Voices: Dame Judi is right, our historic cities should be accessible for all

The Shambles, York's most famous street
The Shambles, York's most famous street

Watch out City of York Council: you’ve got Dame Judi Dench to contend with.

Local campaigners must be a pain in the neck for you. If only they’d quietly accept your discriminatory plan to remove blue badge parking and shut down the historic centre to large numbers of the disabled.

But they haven’t done that. They’ve made the parking cuts – supposedly required to make way for anti-terror bollards – into a national issue. I’ve repeatedly raised the subject, alongside similarly outrageous policies enacted or threatened by Hackney, Redbridge, Waltham Forest, Brighton. (Yes, Brighton - try finding an accessible loo in Britain’s supposed centre of inclusion).

Oscar and Bafta winner Dame Judi, who is not just a national treasure but one of York’s finest exports, has played ‘M’ so she knows James Bond. Not that she needs his help. She’s a formidable character and she’s played plenty. We could use more supporters like her because people tend to pay attention to what she says.

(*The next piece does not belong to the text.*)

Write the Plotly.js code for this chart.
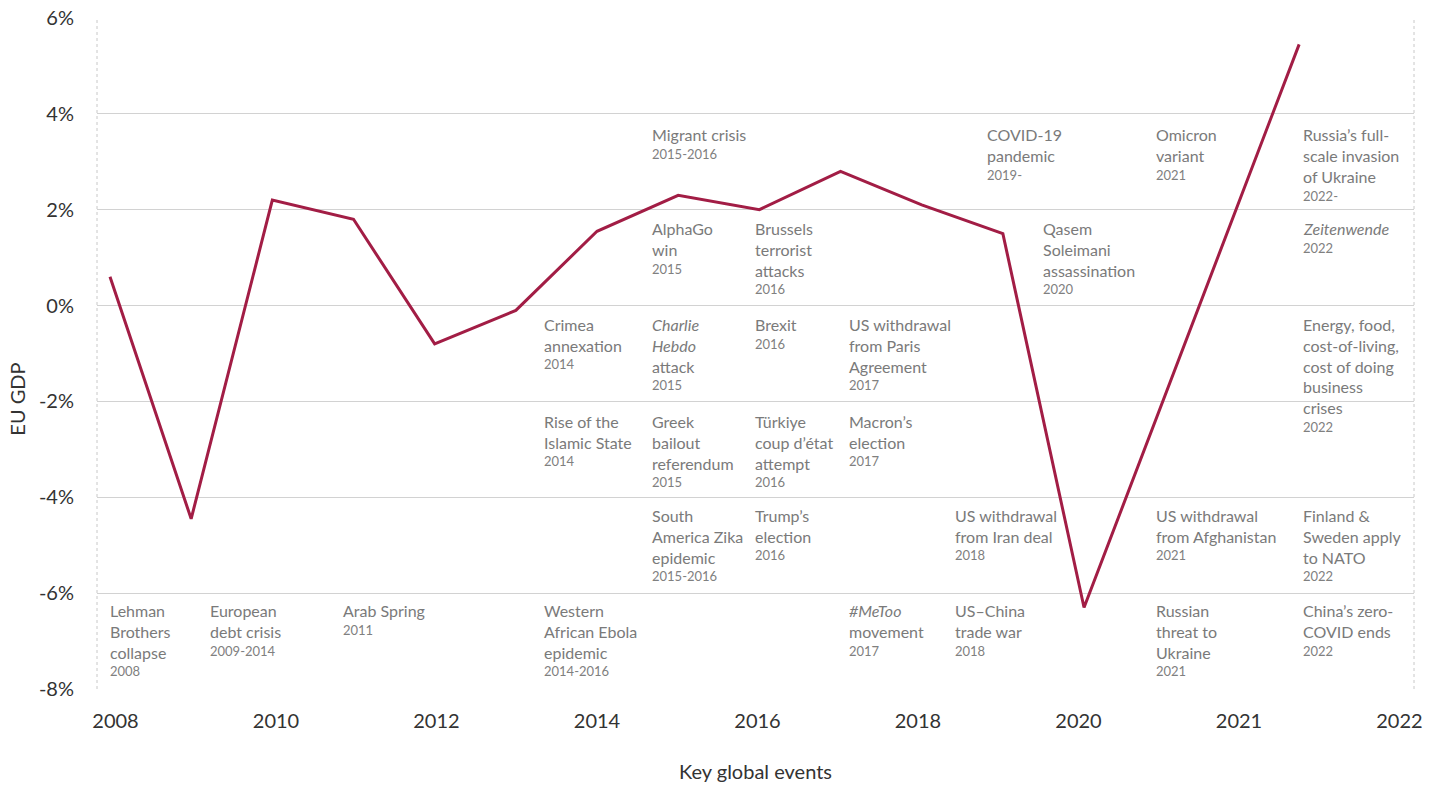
<!DOCTYPE html>
<html>
<head>
<meta charset="utf-8">
<script src="https://cdn.plot.ly/plotly-3.0.1.min.js"></script>
<style>
html,body{margin:0;padding:0;background:#fff;}
#chart{width:1440px;height:785px;}
</style>
</head>
<body>
<div id="chart"></div>
<script>
// ---- data ----
const years = ['2008','2009','2010','2011','2012','2013','2014','2015','2016','2017','2018','2019','2020','2021'];
const yearPos = [2008, 2009, 2010, 2011, 2012, 2013, 2014, 2015, 2016, 2017, 2018, 2019, 2020, 2022.65];
const gdpGrowth = [0.6, -4.45, 2.2, 1.8, -0.8, -0.1, 1.55, 2.3, 2.0, 2.8, 2.1, 1.5, -6.3, 5.45];

const xTickText = ['2008', '2010', '2012', '2014', '2016', '2018', '2020', '2021', '2022'];
const yTickVals = [-8, -6, -4, -2, 0, 2, 4, 6];
const yTickText = ['-8%', '-6%', '-4%', '-2%', '0%', '2%', '4%', '6%'];

const eventTitles = [
  'Lehman<br>Brothers<br>collapse',
  'European<br>debt crisis',
  'Arab Spring',
  'Western<br>African Ebola<br>epidemic',
  'Crimea<br>annexation',
  'Rise of the<br>Islamic State',
  'Migrant crisis',
  'AlphaGo<br>win',
  '<i>Charlie</i><br><i>Hebdo</i><br>attack',
  'Greek<br>bailout<br>referendum',
  'South<br>America Zika<br>epidemic',
  'Brussels<br>terrorist<br>attacks',
  'Brexit',
  'Türkiye<br>coup d’état<br>attempt',
  'Trump’s<br>election',
  'US withdrawal<br>from Paris<br>Agreement',
  'Macron’s<br>election',
  '<i>#MeToo</i><br>movement',
  'US withdrawal<br>from Iran deal',
  'US–China<br>trade war',
  'COVID-19<br>pandemic',
  'Qasem<br>Soleimani<br>assassination',
  'Omicron<br>variant',
  'US withdrawal<br>from Afghanistan',
  'Russian<br>threat to<br>Ukraine',
  'Russia’s full-<br>scale invasion<br>of Ukraine',
  '<i>Zeitenwende</i>',
  'Energy, food,<br>cost-of-living,<br>cost of doing<br>business<br>crises',
  'Finland &amp;<br>Sweden apply<br>to NATO',
  'China’s zero-<br>COVID ends'
];
const eventDates = [
  '2008', '2009-2014', '2011', '2014-2016', '2014', '2014', '2015-2016', '2015', '2015', '2015',
  '2015-2016', '2016', '2016', '2016', '2016', '2017', '2017', '2017', '2018', '2018',
  '2019-', '2020', '2021', '2021', '2021', '2022-', '2022', '2022', '2022', '2022'
];
// grid cell of each event (column index, row index)
const eventColumn = [0, 1, 2, 3, 3, 3, 4, 4, 4, 4, 4, 5, 5, 5, 5, 6, 6, 6, 7, 7, 8, 9, 10, 10, 10, 11, 11, 11, 11, 11];
const eventRow    = [5, 5, 5, 5, 2, 3, 0, 1, 2, 3, 4, 1, 2, 3, 4, 2, 3, 5, 4, 5, 0, 1, 0, 4, 5, 0, 1, 2, 4, 5];

// ---- layout placement (not data) ----
const xTickPos = [2008.068, 2010.045, 2012.022, 2014.0, 2015.977, 2017.954, 2019.932, 2021.909, 2023.886];
const columnX = [0.00835, 0.0843, 0.1853, 0.3379, 0.4199, 0.4981, 0.5695, 0.6500, 0.6743, 0.7168, 0.8026, 0.9142];
const rowY = [3.55, 1.6, -0.4, -2.42, -4.38, -6.37];
const LINE_H = 20.8;

const FONT = 'Lato, "PT Sans", "Open Sans", sans-serif';
const annotations = [];
eventTitles.forEach((t, i) => {
  const n = t.split('<br>').length;
  annotations.push({
    xref: 'paper', yref: 'y',
    x: columnX[eventColumn[i]], y: rowY[eventRow[i]],
    xanchor: 'left', yanchor: 'top', yshift: 12,
    align: 'left', showarrow: false, text: t,
    font: {family: FONT, size: 16, color: '#7a7a7a'}
  });
  annotations.push({
    xref: 'paper', yref: 'y',
    x: columnX[eventColumn[i]], y: rowY[eventRow[i]],
    xanchor: 'left', yanchor: 'top', yshift: -(LINE_H * (n - 1) + 8.9),
    align: 'left', showarrow: false, text: eventDates[i],
    font: {family: FONT, size: 13, color: '#808080'}
  });
});
// y axis title, placed like the reference
annotations.push({
  xref: 'paper', yref: 'paper', x: 0, xshift: -79.5, y: 0.432,
  xanchor: 'center', yanchor: 'middle', textangle: -90, showarrow: false,
  text: 'EU GDP', font: {family: FONT, size: 20, color: '#333333'}
});

const trace = {
  type: 'scatter', mode: 'lines',
  x: yearPos, y: gdpGrowth,
  text: years,
  line: {color: '#a21d45', width: 3},
  hoverinfo: 'text+y'
};

const layout = {
  width: 1440, height: 785,
  margin: {l: 97, r: 26, t: 18, b: 96},
  paper_bgcolor: '#ffffff', plot_bgcolor: '#ffffff',
  showlegend: false,
  font: {family: FONT, color: '#333333'},
  xaxis: {
    range: [2007.84, 2024.065],
    tickvals: xTickPos, ticktext: xTickText,
    showgrid: false, zeroline: false, showline: false,
    ticks: 'outside', ticklen: 14, tickcolor: 'rgba(0,0,0,0)',
    tickfont: {family: FONT, size: 20, color: '#333333'},
    title: {text: 'Key global events', font: {family: FONT, size: 20, color: '#333333'}, standoff: 33}
  },
  yaxis: {
    range: [-8, 6],
    tickvals: yTickVals, ticktext: yTickText,
    showgrid: true, gridcolor: '#d2d2d2', gridwidth: 1,
    zeroline: false, showline: false,
    ticks: 'outside', ticklen: 18, tickcolor: 'rgba(0,0,0,0)',
    tickfont: {family: FONT, size: 20, color: '#333333'}
  },
  shapes: [
    {type: 'line', xref: 'paper', yref: 'paper', x0: 0, x1: 0, y0: 0, y1: 1,
     line: {color: '#c8c8c8', width: 1, dash: 'dot'}},
    {type: 'line', xref: 'paper', yref: 'paper', x0: 1, x1: 1, y0: 0, y1: 1,
     line: {color: '#c8c8c8', width: 1, dash: 'dot'}},
    {type: 'rect', xref: 'paper', yref: 'y', layer: 'between',
     x0: 0.9104, x1: 0.967, y0: -2.2, y1: -1.8,
     fillcolor: '#ffffff', line: {width: 0}}
  ],
  annotations: annotations
};

Plotly.newPlot('chart', [trace], layout, {displayModeBar: false, staticPlot: true});
</script>
</body>
</html>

Life as a disabled Briton can be summed up in one word: Arrgghh! It’s what I was left thinking on my way back from the House of Lords, where I’d interviewed Baroness Campbell – another formidable woman, and founder of Not Dead Yet UK which opposes assisted suicide.

I had hit the inevitable bump in the road upon reaching Stratford station in a wheelchair. It has step-free access to the Central line going west, but not east. You need a ramp if you’re going east which means you have to find a member of staff with a radio who’s not surrounded by a gaggle of other passengers, and they have to find someone to operate the ramp. But at least you usually get there in the end.

York’s disabled community and its disabled visitors can’t get there at all when it comes to its beautiful city centre. I’ve been there and witnessed the problem close-up.

Terrorism is the mealy-mouthed excuse that has been given. Police were apparently worried about fanatics driving vehicles into crowded places, so goodbye blue badge parking spaces.

Here’s the thing: if you’re shutting out disabled people for fear that a fanatic might do something horrible then the terrorists have won. Severing disabled people’s access to York is a craven surrender to them. An act of despicable cowardice.

Dame Judi summed it up perfectly in a message shared with campaign group Reverse the Ban. “York city centre is a rare jewel that should be free for all to enjoy, including those with a disability and for whom accessible parking is essential,” she said.

“As someone living with sight loss, I know only too well how gaining access to places can be exceptionally difficult.

“York city centre should be fully accessible through these types of schemes. I should like to offer my wholehearted support to people in the City of York who are asking the local council to reconsider any ban to the blue badge scheme in the city centre.”

Policies such as the one imposed by York are depressingly common in a country where the attitude of the entire political class is ‘why should we care about a bunch of cripples?’. It’s high time they were made to care. Perhaps a few more supporters like Dame Judi would care to step up?